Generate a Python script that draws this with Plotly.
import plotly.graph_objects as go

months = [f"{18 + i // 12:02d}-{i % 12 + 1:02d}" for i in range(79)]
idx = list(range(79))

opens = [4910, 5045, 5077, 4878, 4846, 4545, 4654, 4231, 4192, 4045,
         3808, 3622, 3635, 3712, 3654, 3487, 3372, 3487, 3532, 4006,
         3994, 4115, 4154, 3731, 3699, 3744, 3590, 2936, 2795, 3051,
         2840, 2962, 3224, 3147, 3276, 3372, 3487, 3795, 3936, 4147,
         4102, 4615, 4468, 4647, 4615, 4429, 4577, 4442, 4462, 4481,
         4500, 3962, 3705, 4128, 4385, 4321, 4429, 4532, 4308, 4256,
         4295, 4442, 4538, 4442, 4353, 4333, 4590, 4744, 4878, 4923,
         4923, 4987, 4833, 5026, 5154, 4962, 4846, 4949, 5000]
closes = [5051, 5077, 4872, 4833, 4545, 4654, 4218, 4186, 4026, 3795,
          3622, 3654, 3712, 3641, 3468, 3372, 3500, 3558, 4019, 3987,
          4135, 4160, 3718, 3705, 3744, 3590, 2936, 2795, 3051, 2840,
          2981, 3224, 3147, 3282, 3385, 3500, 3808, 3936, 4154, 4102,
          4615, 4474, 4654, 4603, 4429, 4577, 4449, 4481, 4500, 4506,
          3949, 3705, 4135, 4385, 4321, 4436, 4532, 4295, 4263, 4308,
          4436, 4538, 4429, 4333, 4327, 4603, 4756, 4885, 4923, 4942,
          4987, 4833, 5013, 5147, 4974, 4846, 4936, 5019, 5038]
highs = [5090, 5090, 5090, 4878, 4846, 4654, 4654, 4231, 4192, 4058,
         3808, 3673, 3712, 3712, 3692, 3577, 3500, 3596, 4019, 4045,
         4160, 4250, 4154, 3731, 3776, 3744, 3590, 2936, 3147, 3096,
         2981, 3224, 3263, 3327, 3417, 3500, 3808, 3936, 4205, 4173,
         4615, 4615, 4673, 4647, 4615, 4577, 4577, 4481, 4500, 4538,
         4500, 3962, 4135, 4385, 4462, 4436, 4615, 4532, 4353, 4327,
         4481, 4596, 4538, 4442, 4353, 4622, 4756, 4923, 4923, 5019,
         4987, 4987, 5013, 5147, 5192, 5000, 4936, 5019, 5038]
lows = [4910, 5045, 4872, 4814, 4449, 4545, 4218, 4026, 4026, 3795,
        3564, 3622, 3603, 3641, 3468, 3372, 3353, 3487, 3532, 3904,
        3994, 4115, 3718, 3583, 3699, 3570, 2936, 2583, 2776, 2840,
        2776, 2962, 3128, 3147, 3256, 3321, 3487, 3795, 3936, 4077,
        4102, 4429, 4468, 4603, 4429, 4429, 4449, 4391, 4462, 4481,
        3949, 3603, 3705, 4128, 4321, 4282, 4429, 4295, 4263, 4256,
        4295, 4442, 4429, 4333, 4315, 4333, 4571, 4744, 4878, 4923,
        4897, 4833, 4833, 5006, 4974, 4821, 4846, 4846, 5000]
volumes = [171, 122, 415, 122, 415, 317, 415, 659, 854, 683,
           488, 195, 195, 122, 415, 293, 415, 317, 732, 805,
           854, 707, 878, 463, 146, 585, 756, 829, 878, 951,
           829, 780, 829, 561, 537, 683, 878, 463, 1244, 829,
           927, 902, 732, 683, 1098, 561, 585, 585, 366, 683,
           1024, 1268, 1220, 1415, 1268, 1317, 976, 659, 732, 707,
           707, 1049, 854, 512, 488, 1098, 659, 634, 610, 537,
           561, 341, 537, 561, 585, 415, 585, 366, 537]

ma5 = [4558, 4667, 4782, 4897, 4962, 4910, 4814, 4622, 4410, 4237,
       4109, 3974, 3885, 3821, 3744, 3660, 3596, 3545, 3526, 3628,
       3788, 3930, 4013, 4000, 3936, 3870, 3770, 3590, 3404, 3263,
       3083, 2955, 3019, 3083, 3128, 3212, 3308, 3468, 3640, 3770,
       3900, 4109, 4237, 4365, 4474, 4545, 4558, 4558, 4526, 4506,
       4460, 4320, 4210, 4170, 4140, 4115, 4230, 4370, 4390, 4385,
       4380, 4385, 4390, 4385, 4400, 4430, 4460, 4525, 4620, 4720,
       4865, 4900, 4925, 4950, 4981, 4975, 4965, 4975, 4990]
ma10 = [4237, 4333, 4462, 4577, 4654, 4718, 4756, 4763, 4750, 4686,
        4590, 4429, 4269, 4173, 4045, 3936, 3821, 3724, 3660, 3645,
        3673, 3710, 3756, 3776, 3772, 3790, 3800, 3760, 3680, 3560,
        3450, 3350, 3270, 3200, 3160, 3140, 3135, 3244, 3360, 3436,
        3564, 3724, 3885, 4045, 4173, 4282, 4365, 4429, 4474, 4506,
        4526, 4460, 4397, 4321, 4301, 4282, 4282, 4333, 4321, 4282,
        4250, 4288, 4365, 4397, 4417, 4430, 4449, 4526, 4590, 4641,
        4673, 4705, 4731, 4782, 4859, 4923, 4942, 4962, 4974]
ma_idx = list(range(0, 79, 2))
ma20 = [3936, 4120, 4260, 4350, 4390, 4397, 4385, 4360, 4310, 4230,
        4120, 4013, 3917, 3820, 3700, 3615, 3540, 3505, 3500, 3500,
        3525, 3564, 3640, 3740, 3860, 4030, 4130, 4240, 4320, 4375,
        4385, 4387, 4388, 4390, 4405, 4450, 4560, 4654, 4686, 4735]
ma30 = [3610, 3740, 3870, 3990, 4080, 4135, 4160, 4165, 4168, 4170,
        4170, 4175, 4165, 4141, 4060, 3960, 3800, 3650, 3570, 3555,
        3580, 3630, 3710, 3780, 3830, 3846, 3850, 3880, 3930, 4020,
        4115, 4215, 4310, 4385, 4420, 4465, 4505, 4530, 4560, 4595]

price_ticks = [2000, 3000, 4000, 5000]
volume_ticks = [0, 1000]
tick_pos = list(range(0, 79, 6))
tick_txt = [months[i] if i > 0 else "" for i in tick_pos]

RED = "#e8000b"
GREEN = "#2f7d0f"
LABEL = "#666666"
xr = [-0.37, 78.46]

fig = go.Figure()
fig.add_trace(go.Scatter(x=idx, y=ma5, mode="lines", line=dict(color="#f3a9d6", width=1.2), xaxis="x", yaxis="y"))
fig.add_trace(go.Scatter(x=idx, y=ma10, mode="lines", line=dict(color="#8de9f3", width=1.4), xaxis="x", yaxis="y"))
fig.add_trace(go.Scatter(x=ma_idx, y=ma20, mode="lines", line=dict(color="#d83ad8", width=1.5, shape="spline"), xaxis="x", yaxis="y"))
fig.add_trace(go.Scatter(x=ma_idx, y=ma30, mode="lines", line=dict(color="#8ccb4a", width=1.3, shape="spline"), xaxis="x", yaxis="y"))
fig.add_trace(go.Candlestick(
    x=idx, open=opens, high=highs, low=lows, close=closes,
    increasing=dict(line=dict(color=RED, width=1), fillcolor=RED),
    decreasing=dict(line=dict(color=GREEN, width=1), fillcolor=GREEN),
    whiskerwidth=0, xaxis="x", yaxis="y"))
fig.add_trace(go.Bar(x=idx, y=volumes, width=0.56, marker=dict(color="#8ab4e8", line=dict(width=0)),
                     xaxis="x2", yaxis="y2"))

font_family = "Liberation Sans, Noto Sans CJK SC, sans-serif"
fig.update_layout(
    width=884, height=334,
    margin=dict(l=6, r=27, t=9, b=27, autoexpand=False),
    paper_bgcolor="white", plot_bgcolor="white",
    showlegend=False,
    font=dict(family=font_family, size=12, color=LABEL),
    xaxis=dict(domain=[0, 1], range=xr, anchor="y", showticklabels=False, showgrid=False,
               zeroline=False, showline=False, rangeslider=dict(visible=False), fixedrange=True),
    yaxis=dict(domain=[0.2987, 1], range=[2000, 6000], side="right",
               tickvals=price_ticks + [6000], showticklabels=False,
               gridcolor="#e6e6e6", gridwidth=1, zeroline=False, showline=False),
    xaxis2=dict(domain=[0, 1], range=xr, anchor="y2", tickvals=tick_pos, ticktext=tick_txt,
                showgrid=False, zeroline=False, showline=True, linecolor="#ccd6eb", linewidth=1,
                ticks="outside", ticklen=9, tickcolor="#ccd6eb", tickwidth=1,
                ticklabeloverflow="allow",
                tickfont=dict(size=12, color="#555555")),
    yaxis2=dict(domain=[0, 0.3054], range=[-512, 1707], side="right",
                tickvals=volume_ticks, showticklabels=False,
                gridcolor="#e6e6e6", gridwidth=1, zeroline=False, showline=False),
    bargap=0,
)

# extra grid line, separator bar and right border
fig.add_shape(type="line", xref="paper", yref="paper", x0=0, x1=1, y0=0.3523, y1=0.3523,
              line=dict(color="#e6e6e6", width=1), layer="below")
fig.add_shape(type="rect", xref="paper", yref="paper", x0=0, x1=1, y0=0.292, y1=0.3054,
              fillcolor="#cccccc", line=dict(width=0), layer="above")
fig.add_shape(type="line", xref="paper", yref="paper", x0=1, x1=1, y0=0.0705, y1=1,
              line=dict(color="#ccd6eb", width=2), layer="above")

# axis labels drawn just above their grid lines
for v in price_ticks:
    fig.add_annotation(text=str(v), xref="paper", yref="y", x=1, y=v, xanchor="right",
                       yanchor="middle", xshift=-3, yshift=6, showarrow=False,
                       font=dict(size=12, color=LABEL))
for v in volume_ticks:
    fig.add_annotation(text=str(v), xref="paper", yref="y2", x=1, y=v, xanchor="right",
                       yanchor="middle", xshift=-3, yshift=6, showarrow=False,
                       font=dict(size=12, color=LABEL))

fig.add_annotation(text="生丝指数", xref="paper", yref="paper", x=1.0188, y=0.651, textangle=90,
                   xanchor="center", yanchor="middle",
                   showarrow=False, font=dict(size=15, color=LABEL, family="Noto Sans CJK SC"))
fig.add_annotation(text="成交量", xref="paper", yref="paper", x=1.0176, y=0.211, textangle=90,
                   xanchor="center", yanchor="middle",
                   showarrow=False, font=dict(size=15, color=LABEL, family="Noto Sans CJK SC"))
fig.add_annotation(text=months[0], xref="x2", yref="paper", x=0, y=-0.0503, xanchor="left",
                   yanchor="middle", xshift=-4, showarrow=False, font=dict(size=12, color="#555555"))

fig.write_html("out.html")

....

Print the material above verbatim, first line through the line containing "idx = list(range(79))", both included.

Response:
Generate a Python script that draws this with Plotly.
import plotly.graph_objects as go

months = [f"{18 + i // 12:02d}-{i % 12 + 1:02d}" for i in range(79)]
idx = list(range(79))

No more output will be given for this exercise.